Congresso

Planejamento e regulação em xeque

Cortes orçamentários na Aneel e EPE ameaçam funções técnicas e deixam setor elétrico brasileiro mais vulnerável à captura política, escreve Carlos Faria

Cortes orçamentários na Aneel e na EPE deixam planejamento e regulação em xeque no setor elétrico. Na imagem: Carlos Faria, diretor presidente da Associação Nacional dos Consumidores de Energia – Anace (Foto: Divulgação)
Carlos Faria é diretor-presidente da Associação Nacional dos Consumidores de Energia – Anace (Foto: Divulgação)

Os cortes nos orçamentos da Agência Nacional de Energia Elétrica (Aneel) e da Empresa de Pesquisa Energética (EPE) são ameaças extremamente preocupantes para as condições de sustentabilidade do setor elétrico brasileiro. Não só dificultam o trabalho dessas instituições em bases técnicas, como aumentam a sua vulnerabilidade, aumentando o risco de captura política de suas funções.

No caso da Aneel, o corte foi determinado por meio de portaria do Ministério do Planejamento e Orçamento publicada no início de março que retirou R$213 milhões dos valores alocados aos órgãos reguladores federais.

Quanto à EPE, a informação do seu presidente, Thiago Prado, é de que houve um corte de 65% no valor destinado à empresa neste ano.

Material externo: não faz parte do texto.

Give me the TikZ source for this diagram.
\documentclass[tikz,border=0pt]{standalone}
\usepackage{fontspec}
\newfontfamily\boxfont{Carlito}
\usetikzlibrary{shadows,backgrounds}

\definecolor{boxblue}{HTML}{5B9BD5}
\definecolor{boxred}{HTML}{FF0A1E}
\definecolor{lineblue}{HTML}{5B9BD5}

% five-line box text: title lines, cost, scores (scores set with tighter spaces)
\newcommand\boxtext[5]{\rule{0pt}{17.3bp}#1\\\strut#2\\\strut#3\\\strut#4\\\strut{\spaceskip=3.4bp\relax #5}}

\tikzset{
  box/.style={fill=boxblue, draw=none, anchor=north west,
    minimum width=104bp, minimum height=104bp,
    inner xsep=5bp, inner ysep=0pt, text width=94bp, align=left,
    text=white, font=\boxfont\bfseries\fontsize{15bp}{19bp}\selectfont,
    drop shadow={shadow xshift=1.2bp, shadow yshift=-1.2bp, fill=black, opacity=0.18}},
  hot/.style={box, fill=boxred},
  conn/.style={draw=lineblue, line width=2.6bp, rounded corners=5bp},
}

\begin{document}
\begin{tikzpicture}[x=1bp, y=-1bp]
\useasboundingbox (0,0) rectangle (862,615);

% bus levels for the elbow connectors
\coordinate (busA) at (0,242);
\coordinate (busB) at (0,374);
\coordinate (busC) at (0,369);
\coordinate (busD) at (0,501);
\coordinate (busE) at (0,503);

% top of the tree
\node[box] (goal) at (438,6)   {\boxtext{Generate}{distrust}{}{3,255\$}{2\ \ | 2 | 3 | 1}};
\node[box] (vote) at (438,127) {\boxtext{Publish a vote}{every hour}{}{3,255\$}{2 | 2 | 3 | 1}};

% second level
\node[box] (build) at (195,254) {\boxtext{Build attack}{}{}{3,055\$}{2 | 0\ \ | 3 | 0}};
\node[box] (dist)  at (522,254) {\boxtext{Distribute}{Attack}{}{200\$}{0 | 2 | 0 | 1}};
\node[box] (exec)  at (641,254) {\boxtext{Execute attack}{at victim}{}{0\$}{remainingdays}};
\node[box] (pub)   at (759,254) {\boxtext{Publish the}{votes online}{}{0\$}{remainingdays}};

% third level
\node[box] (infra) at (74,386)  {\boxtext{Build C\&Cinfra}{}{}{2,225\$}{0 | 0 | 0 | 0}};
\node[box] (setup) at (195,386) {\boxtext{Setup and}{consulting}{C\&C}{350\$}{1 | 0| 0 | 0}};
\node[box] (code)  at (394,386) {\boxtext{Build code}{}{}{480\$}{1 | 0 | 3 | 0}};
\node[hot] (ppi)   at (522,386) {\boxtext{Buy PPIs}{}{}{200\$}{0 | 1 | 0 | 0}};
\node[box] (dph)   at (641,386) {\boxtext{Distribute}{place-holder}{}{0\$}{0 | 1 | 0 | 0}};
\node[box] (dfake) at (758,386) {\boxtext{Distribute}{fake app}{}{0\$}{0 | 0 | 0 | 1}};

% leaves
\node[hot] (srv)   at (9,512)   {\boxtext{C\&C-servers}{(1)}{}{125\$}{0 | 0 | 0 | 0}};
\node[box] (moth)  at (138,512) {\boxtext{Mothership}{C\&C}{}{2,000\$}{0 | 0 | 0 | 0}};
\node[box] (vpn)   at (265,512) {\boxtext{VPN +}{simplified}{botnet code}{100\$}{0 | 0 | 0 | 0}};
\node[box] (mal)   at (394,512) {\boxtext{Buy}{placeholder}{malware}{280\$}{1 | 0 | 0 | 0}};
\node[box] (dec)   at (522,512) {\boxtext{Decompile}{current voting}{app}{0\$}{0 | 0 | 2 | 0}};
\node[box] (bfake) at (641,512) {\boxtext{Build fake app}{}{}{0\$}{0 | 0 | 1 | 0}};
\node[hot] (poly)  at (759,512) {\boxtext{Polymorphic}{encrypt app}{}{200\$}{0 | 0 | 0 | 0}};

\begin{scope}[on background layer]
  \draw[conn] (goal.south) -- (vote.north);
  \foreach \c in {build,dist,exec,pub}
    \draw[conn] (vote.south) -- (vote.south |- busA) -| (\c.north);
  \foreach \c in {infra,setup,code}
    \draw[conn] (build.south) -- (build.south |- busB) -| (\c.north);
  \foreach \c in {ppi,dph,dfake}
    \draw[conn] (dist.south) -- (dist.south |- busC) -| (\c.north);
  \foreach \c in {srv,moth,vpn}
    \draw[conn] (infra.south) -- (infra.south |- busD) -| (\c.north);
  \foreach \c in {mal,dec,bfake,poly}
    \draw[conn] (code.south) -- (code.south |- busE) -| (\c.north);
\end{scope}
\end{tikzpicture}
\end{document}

Com isso, dificilmente essas instituições poderão dispor dos instrumentos mínimos necessários para o cumprimento de suas atribuições, conforme suas competências.

Essas iniciativas são ainda mais preocupantes num contexto em que o Congresso Nacional procura ocupar, de maneira totalmente inadequada, o papel do planejador, bem como enfraquecer o trabalho regulatório.

No caso do planejamento, um dos casos mais emblemáticos foi a inclusão, na lei da privatização da Eletrobras, da determinação de contratação de 8 GW de térmicas com alta inflexibilidade em locais que não dispõem de gás natural.

Como já se discutiu amplamente nos últimos anos, esses projetos não fazem sentido seja do ponto de vista econômico como técnico. Afinal, além do custo muito superior ao de outras alternativas disponíveis para a expansão do parque gerador brasileiro, o setor elétrico precisa justamente do aumento da flexibilidade, não do contrário.

Quanto ao regulador, vale lembrar a tentativa, no início do ano passado, de emenda parlamentar do deputado Danilo Forte (União/CE)  à medida provisória 1.154/23, que alterava a lei das agências, transferindo o poder normativo dos diretores para secretarias e conselhos ligados aos ministérios.

E essa não foi uma ameaça isolada: o aumento da fragilidade dos reguladores e da ingerência política nos setores regulados estão na pauta de diversos parlamentares.

O fato é que ambas as iniciativas vão na contramão da tendência mundial em favor órgãos de planejamento e reguladores com perfil técnico, que garantam uma evolução adequada do setor elétrico, a atração de investimentos e, no limite, condições adequadas para que o consumidor disponha da energia em condições minimamente competitivas.

Se há questionamentos quanto à qualidade do trabalho desses órgãos, certamente isso pode ser discutido, desde que nos fóruns adequados. Enfraquecê-los, por outro lado, só aumentará a sua vulnerabilidade, ameaçando, no final das contas, a própria sustentabilidade do setor elétrico brasileiro.

Carlos Faria é diretor-presidente da Associação Nacional dos Consumidores de Energia (Anace).